Once again, we see that the rates get more volatile as the categories get smaller. Overall, we still hover around the 80% correct mark, which is what we can expect for the 2017 predictions as well.

Even More Concerns

Here’s a thought: are we being unfair to the model? After all, there’s not a huge difference between a 49% and 50% probability of being drafted, but we treat them entirely differently in terms of predictions. A better measure of how correct the projections are would be to see if the prospects who have an x% chance of being drafted are actually drafted around x% of the time.

The chart below breaks up the projections from all four categories into ten probability buckets (so we have large enough sample sizes for each one) and compares them to actual draft results. For example, all 2011-16 ranked prospects with estimated 40-50% chances of being drafted were actually drafted about 45% of the time.

A closer look shows that the highly ranked prospects were drafted a bit more often than expected, and the lower end prospects were drafted less often than expected. But overall, this is a sensible and encouraging result. In particular, it seems that the prospects listed as coin flips (i.e. in the 40-60% range) were actually coin flips.

draftprobs

Finally (and kudos to you for reading through all these model diagnostics), it should be noted that a 50% cutoff isn’t always the right choice for a classifier. Maybe you care much more about minimizing false positives rather than false negatives. The ROC curve below shows how the true positive rate (the % of positive observations that you classify as positive) varies with the false positive rate (the % of negative observations that you classify as positive). Remember that “positive” in this case refers to the outcome of being drafted.

roccurve

At the 50% probability threshold, we have a true positive rate of 77% and a false positive rate of 17%. But you can move along that curve as you see fit, depending on what’s important to you.

Conclusions

We expect the top 126 North American skaters, 29 European skaters, 11 North American goalies, and 5 European goalies according to Central Scouting to be drafted. Using a 50% cutoff to classify prospects, our predictions are right around 80% of the time. Still, there’s a significant range of prospects for whom you’d do just as well at predicting outcomes if you flipped coins. That doesn’t mean Central Scouting does a bad job, just that we’re dealing with a lot of uncertainty. And that uncertainty is magnified when we try to work with prospects in European leagues and/or goalies.

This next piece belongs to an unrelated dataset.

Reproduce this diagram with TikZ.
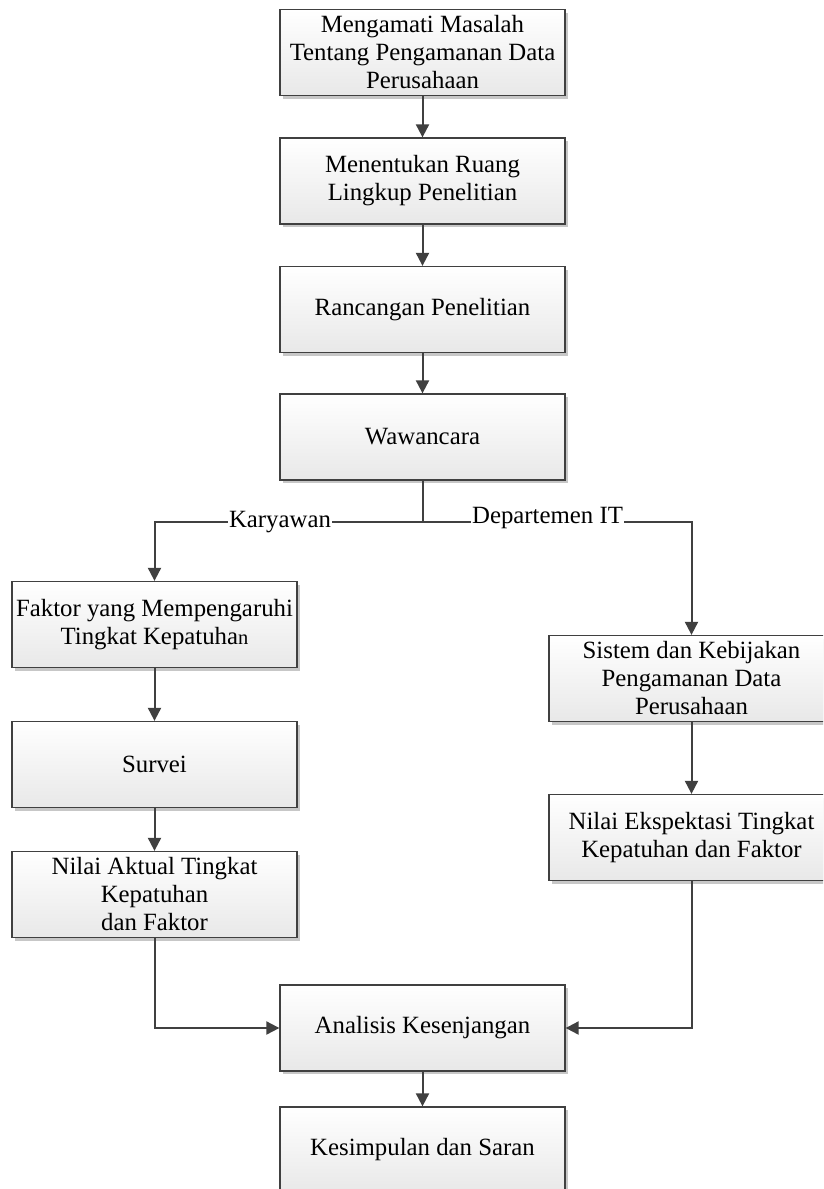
\documentclass[tikz,border=0pt]{standalone}
\usepackage{fontspec}
\setmainfont{Liberation Serif}
\usetikzlibrary{arrows.meta,shadows}
\definecolor{edge}{HTML}{404040}
\begin{document}
\begin{tikzpicture}[x=1pt,y=-1pt,
  box/.style={draw=edge, line width=1.3pt, top color=white, bottom color=black!9,
    minimum width=285pt, minimum height=86pt, inner sep=0pt, align=center,
    font=\fontsize{24.8}{28}\selectfont,
    drop shadow={shadow xshift=3pt, shadow yshift=-3pt, fill=black!22, opacity=1}},
  arr/.style={draw=edge, line width=2pt, -{Triangle[length=13pt,width=13pt]}},
  ln/.style={draw=edge, line width=2pt},
  lbl/.style={fill=white, inner sep=1pt, font=\fontsize{24.8}{28}\selectfont}]
\path[use as bounding box, clip] (0,0) rectangle (823,1189);
\fill[white] (0,0) rectangle (823,1189);

\node[box] (b1) at (422.5,52.5) {Mengamati Masalah\\Tentang Pengamanan Data\\Perusahaan};
\node[box] (b2) at (422.5,181) {Menentukan Ruang\\Lingkup Penelitian};
\node[box] (b3) at (422.5,309.5) {Rancangan Penelitian};
\node[box] (b4) at (422.5,437) {Wawancara};
\node[box] (b5) at (154.5,624.5) {Faktor yang Mempengaruhi\\Tingkat Kepatuha{\fontsize{20.5}{24}\selectfont n}};
\node[box] (b6) at (154.5,764.5) {Survei};
\node[box] (b7) at (154.5,894.5) {Nilai Aktual Tingkat\\Kepatuhan\\dan Faktor};
\node[box] (r1) at (691.5,678.5) {Sistem dan Kebijakan\\Pengamanan Data\\Perusahaan};
\node[box] (r2) at (691.5,837.5) {Nilai Ekspektasi Tingkat\\Kepatuhan dan Faktor};
\node[box] (b8) at (422.5,1028) {Analisis Kesenjangan};
\node[box] (b9) at (422.5,1150) {Kesimpulan dan Saran};

\coordinate (split) at (422.5,522);
\coordinate (lc) at (154.5,522);
\coordinate (rc) at (691.5,522);

\draw[arr] (b1) -- (b2);
\draw[arr] (b2) -- (b3);
\draw[arr] (b3) -- (b4);
\draw[ln] (b4.south) -- (split);
\draw[arr] (split) -- (lc) -- (b5.north);
\draw[arr] (split) -- (rc) -- (r1.north);
\draw[arr] (b5) -- (b6);
\draw[arr] (b6) -- (b7);
\draw[arr] (r1) -- (r2);
\draw[arr] (b7.south) |- (b8.west);
\draw[arr] (r2.south) |- (b8.east);
\draw[arr] (b8) -- (b9);

\node[lbl, anchor=base] (kary) at (280,527) {Karyawan};
\node[lbl, anchor=base] (dept) at (547.5,523) {Departemen IT};
\end{tikzpicture}
\end{document}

These results can be bulked up with other predictors and integrated into various draft strategies. In particular, it can help teams judge if and when to select prospects in order to maximize the return on their picks. In fact, the central focus of my work so far is analyzing how teams can use these types of projections to inform draft decision-making.

Some Thoughts on Modeling

There’s an understandable tendency for people to shy away from presenting all of the diagnostics of a modeling approach. In essence, you’re exposing all of the flaws and reasons for people not to trust what you predict. Also, it takes much more time. Creating the model itself took one line of code. Analyzing every inch of it took 75+ lines of code, and that’s for a fairly simple model with one predictor.

But this is an important exercise. There are so many probability-based models out there for all sorts of topics: drafting, team wins and losses, injuries, contracts, etc. It can be hard to intuitively evaluate the performance of these models, and many of the details may be proprietary. But you should absolutely demand some kind of assessment of overall fit before you start allowing them to affect your perceptions and predictions.

Simply put, what a model says is way less important than how accurate and precise we can expect it to be. And if it’s not particularly accurate or precise, that’s an interesting result in and of itself.

*Note that for the purposes of Central Scouting, North American vs. European refers to junior league rather than nationality. This is why you’ll see Auston Matthews tagged as a European skater and Gabe Landeskog listed as North American.